*Rangel Alves da Costa
Já desde mais de três meses que fui
presenteado com uma casinha de barro. Após um trabalho escolar, uma turma de
alunos achou por bem me oferecer tal preciosidade sertaneja. E com tamanha
perfeição que mais parece uma moradia de cipó e barro fincada no mundo
sertanejo.
Perfeição na forma e na feitura. Avistar a
casinha de barro é estar igualmente avistando uma casa de barro comum, normal,
dessas que ainda podem ser avistadas ao longo das estradas, depois das
cancelas, no meio do mato. O tamanho reduzido da casinha não implica em nada a
compreensão e a presença do todo da outra casa de barro.
O barro é o mesmo, a estaca é a mesma, o
pedaço de pau é o mesmo, o visgo endurecido é o mesmo, a textura é a mesma, a
porta é a mesma, a janela é a mesma, a feição é a mesma, o jeito de ser na
casinha é o mesmo jeito de ser de qualquer casinha de barro. Uma moradia
sertaneja no mesmo estilo e feitio da outra morada matuta.
Então, depois que fui presenteado com esta casinha,
logo procurei colocá-la em local de destaque, visível, bem aproximada do olhar,
ainda que noutra sala do local do local onde escrevinho agora. Daqui, basta
levantar o olhar e já estou diante dela em sua inteireza. E por isso mesmo é
como se eu estivesse diante de sua porta e janela e desejoso de logo chamar
seus moradores.
Moradores? Como existir moradores numa
casinha de barro de pouca mais de meio metro de altura? Como existir vidas
dentro daquelas paredes apertadas e além daquela porta que sempre está aberta?

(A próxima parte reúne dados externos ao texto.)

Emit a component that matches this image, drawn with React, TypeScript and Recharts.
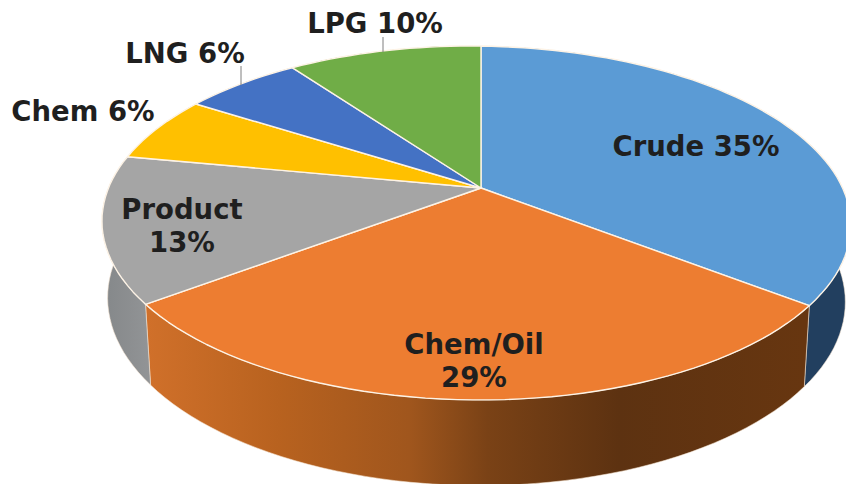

Como avistar moradores se a intenção de quem a construiu foi de somente
representar a casa de barro verdadeira?
Mas tem moradores sim. Não duvido. Tenho
certeza. A perfeição da casinha é tamanha que não posso duvidar da existência
de moradores, de sertanejos ali viventes. E lá dentro também a mesa de madeira,
o tamborete, a rede, a esteira, o fogão de lenha, a panela de barro, o pote, a
moringa, a cabeça de alumínio.
Na cozinha o fogão de lenha de brasa apagada
depois de preparar o cuscuz, de aprontar o ovo de galinha de capoeira ou de
torrar a tripa de porco na banha. O café torrado e batido em pilão, a folha de
chá sobre a mesa, o prato de estanho e a xícara já sem cor de tanto uso. Tudo
na humildade sertaneja, na simplicidade do povo carente.
Daí que de repente eu me levanto e sigo até
lá. E diante da casinha eu me sento para dialogar com aquele mundo, com aquelas
vidas que eu sei ali existentes. E dialogo como se de lá dentro chegassem as
vozes e as respostas. Falo sobre a seca e a chuva, sobre o bicho, sobre o sol e
a lua, sobre tudo.
Não demora muito e para lá voltarei. A essa
hora eu imagino que já estejam dormindo, vez que o sertanejo deita em noite
ainda nova. Mas tem nada não. Importa mesmo a minha palavra nascida no olhar e
no desejo de existência daquele sertanejo e do seu mundo.